Goal of the exercise: Retype the whole listing, please, keeping every line exact and dropping the pictures.
--- Dataset extract ---
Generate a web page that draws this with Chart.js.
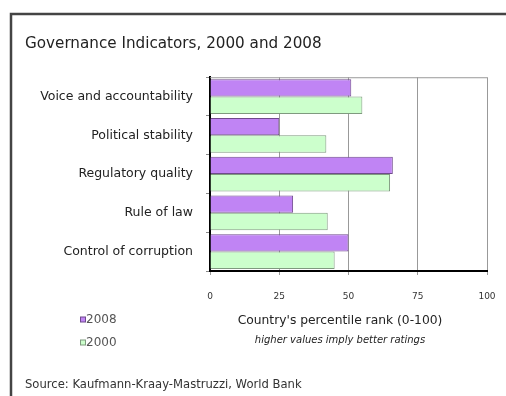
<!DOCTYPE html>
<html><head><meta charset="utf-8">
<script src="https://cdn.jsdelivr.net/npm/chart.js@4/dist/chart.umd.min.js"></script>
<style>html,body{margin:0;padding:0;background:#fff;}#wrap{width:506px;height:396px;}</style>
</head><body><div id="wrap"><canvas id="c" width="506" height="396"></canvas></div>
<script>
const categories = ["Voice and accountability","Political stability","Regulatory quality","Rule of law","Control of corruption"];
const values2008 = [51, 25, 66, 30, 50];
const values2000 = [55, 42, 65, 42.5, 45];
const xTicks = [0, 25, 50, 75, 100];
const seriesNames = ["2008", "2000"];
const titleText = "Governance Indicators, 2000 and 2008";
const axisTitle = "Country's percentile rank (0-100)";
const axisSubtitle = "higher values imply better ratings";
const sourceText = "Source: Kaufmann-Kraay-Mastruzzi, World Bank";

const FONT = "'DejaVu Sans', Arial, sans-serif";
const purple = "#c084f4", purpleB = "#6f4a8c";
const green = "#ccffcc", greenB = "#7f9a7f";

const extras = {
  id: 'extras',
  beforeDraw(chart) {
    const ctx = chart.ctx;
    ctx.save();
    ctx.fillStyle = '#fff'; ctx.fillRect(0,0,chart.width,chart.height);
    ctx.strokeStyle = '#444'; ctx.lineWidth = 2.5;
    ctx.beginPath(); ctx.moveTo(11, 396); ctx.lineTo(11, 14); ctx.lineTo(506, 14); ctx.stroke();
    ctx.restore();
  },
  afterDatasetsDraw(chart) {
    const ctx = chart.ctx, a = chart.chartArea;
    ctx.save();
    ctx.strokeStyle = '#999'; ctx.lineWidth = 1;
    ctx.beginPath(); ctx.moveTo(a.left, a.top + 0.5); ctx.lineTo(a.right, a.top + 0.5); ctx.stroke();
    ctx.restore();
  },
  afterDraw(chart) {
    const ctx = chart.ctx, a = chart.chartArea;
    ctx.save();
    ctx.fillStyle = '#222'; ctx.textBaseline = 'middle';
    const cx = 340;
    ctx.textAlign = 'center';
    ctx.font = "12.3px " + FONT;
    ctx.fillText(axisTitle, cx, 321);
    ctx.font = "italic 10px " + FONT;
    ctx.fillText(axisSubtitle, cx, 340);
    // legend
    ctx.textAlign = 'left';
    ctx.font = "12px " + FONT;
    const items = [[seriesNames[0], purple, purpleB, 320], [seriesNames[1], green, greenB, 343]];
    items.forEach(([t, f, b, y]) => {
      ctx.fillStyle = f; ctx.fillRect(80.5, y - 3, 5, 5);
      ctx.strokeStyle = b; ctx.lineWidth = 1; ctx.strokeRect(80.5, y - 3, 5, 5);
      ctx.fillStyle = '#555'; ctx.fillText(t, 86, y);
    });
    ctx.fillStyle = '#333';
    ctx.font = "11.6px " + FONT;
    ctx.fillText(sourceText, 25, 385);
    ctx.restore();
  }
};

new Chart(document.getElementById('c'), {
  type: 'bar',
  data: {
    labels: categories,
    datasets: [
      { label: seriesNames[0], data: values2008, backgroundColor: purple, borderColor: purpleB, borderWidth: 1 },
      { label: seriesNames[1], data: values2000, backgroundColor: green, borderColor: greenB, borderWidth: 1 }
    ]
  },
  options: {
    indexAxis: 'y',
    responsive: false,
    animation: false,
    devicePixelRatio: 1,
    categoryPercentage: 0.9,
    barPercentage: 1.0,
    layout: { padding: { left: 25, right: 19, top: 14, bottom: 0 } },
    plugins: {
      legend: { display: false },
      tooltip: { enabled: false },
      title: {
        display: true, text: titleText, align: 'start', color: '#222',
        font: { family: FONT, size: 15.2, weight: 'normal' },
        padding: { top: 21, bottom: 24 }
      }
    },
    scales: {
      x: {
        min: 0, max: 100,
        afterBuildTicks(s) { s.ticks = xTicks.map(v => ({ value: v })); },
        afterFit(s) { s.height = 125; s.paddingLeft = 0; s.paddingRight = 0; },
        grid: { color: '#999', lineWidth: 1, tickLength: 4 },
        border: { color: '#000', width: 2 },
        ticks: { color: '#333', font: { family: FONT, size: 9 }, padding: 16, maxRotation: 0 }
      },
      y: {
        afterFit(s) { s.width = 185; },
        grid: { drawOnChartArea: false, color: '#888', tickLength: 4, offset: true },
        border: { color: '#000', width: 2 },
        ticks: { color: '#222', font: { family: FONT, size: 12.5 }, padding: 13 }
      }
    }
  },
  plugins: [extras]
});
</script>
</body></html>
---
Complete answer:
Generate a web page that draws this with Chart.js.
<!DOCTYPE html>
<html><head><meta charset="utf-8">
<script src="https://cdn.jsdelivr.net/npm/chart.js@4/dist/chart.umd.min.js"></script>
<style>html,body{margin:0;padding:0;background:#fff;}#wrap{width:506px;height:396px;}</style>
</head><body><div id="wrap"><canvas id="c" width="506" height="396"></canvas></div>
<script>
const categories = ["Voice and accountability","Political stability","Regulatory quality","Rule of law","Control of corruption"];
const values2008 = [51, 25, 66, 30, 50];
const values2000 = [55, 42, 65, 42.5, 45];
const xTicks = [0, 25, 50, 75, 100];
const seriesNames = ["2008", "2000"];
const titleText = "Governance Indicators, 2000 and 2008";
const axisTitle = "Country's percentile rank (0-100)";
const axisSubtitle = "higher values imply better ratings";
const sourceText = "Source: Kaufmann-Kraay-Mastruzzi, World Bank";

const FONT = "'DejaVu Sans', Arial, sans-serif";
const purple = "#c084f4", purpleB = "#6f4a8c";
const green = "#ccffcc", greenB = "#7f9a7f";

const extras = {
  id: 'extras',
  beforeDraw(chart) {
    const ctx = chart.ctx;
    ctx.save();
    ctx.fillStyle = '#fff'; ctx.fillRect(0,0,chart.width,chart.height);
    ctx.strokeStyle = '#444'; ctx.lineWidth = 2.5;
    ctx.beginPath(); ctx.moveTo(11, 396); ctx.lineTo(11, 14); ctx.lineTo(506, 14); ctx.stroke();
    ctx.restore();
  },
  afterDatasetsDraw(chart) {
    const ctx = chart.ctx, a = chart.chartArea;
    ctx.save();
    ctx.strokeStyle = '#999'; ctx.lineWidth = 1;
    ctx.beginPath(); ctx.moveTo(a.left, a.top + 0.5); ctx.lineTo(a.right, a.top + 0.5); ctx.stroke();
    ctx.restore();
  },
  afterDraw(chart) {
    const ctx = chart.ctx, a = chart.chartArea;
    ctx.save();
    ctx.fillStyle = '#222'; ctx.textBaseline = 'middle';
    const cx = 340;
    ctx.textAlign = 'center';
    ctx.font = "12.3px " + FONT;
    ctx.fillText(axisTitle, cx, 321);
    ctx.font = "italic 10px " + FONT;
    ctx.fillText(axisSubtitle, cx, 340);
    // legend
    ctx.textAlign = 'left';
    ctx.font = "12px " + FONT;
    const items = [[seriesNames[0], purple, purpleB, 320], [seriesNames[1], green, greenB, 343]];
    items.forEach(([t, f, b, y]) => {
      ctx.fillStyle = f; ctx.fillRect(80.5, y - 3, 5, 5);
      ctx.strokeStyle = b; ctx.lineWidth = 1; ctx.strokeRect(80.5, y - 3, 5, 5);
      ctx.fillStyle = '#555'; ctx.fillText(t, 86, y);
    });
    ctx.fillStyle = '#333';
    ctx.font = "11.6px " + FONT;
    ctx.fillText(sourceText, 25, 385);
    ctx.restore();
  }
};

new Chart(document.getElementById('c'), {
  type: 'bar',
  data: {
    labels: categories,
    datasets: [
      { label: seriesNames[0], data: values2008, backgroundColor: purple, borderColor: purpleB, borderWidth: 1 },
      { label: seriesNames[1], data: values2000, backgroundColor: green, borderColor: greenB, borderWidth: 1 }
    ]
  },
  options: {
    indexAxis: 'y',
    responsive: false,
    animation: false,
    devicePixelRatio: 1,
    categoryPercentage: 0.9,
    barPercentage: 1.0,
    layout: { padding: { left: 25, right: 19, top: 14, bottom: 0 } },
    plugins: {
      legend: { display: false },
      tooltip: { enabled: false },
      title: {
        display: true, text: titleText, align: 'start', color: '#222',
        font: { family: FONT, size: 15.2, weight: 'normal' },
        padding: { top: 21, bottom: 24 }
      }
    },
    scales: {
      x: {
        min: 0, max: 100,
        afterBuildTicks(s) { s.ticks = xTicks.map(v => ({ value: v })); },
        afterFit(s) { s.height = 125; s.paddingLeft = 0; s.paddingRight = 0; },
        grid: { color: '#999', lineWidth: 1, tickLength: 4 },
        border: { color: '#000', width: 2 },
        ticks: { color: '#333', font: { family: FONT, size: 9 }, padding: 16, maxRotation: 0 }
      },
      y: {
        afterFit(s) { s.width = 185; },
        grid: { drawOnChartArea: false, color: '#888', tickLength: 4, offset: true },
        border: { color: '#000', width: 2 },
        ticks: { color: '#222', font: { family: FONT, size: 12.5 }, padding: 13 }
      }
    }
  },
  plugins: [extras]
});
</script>
</body></html>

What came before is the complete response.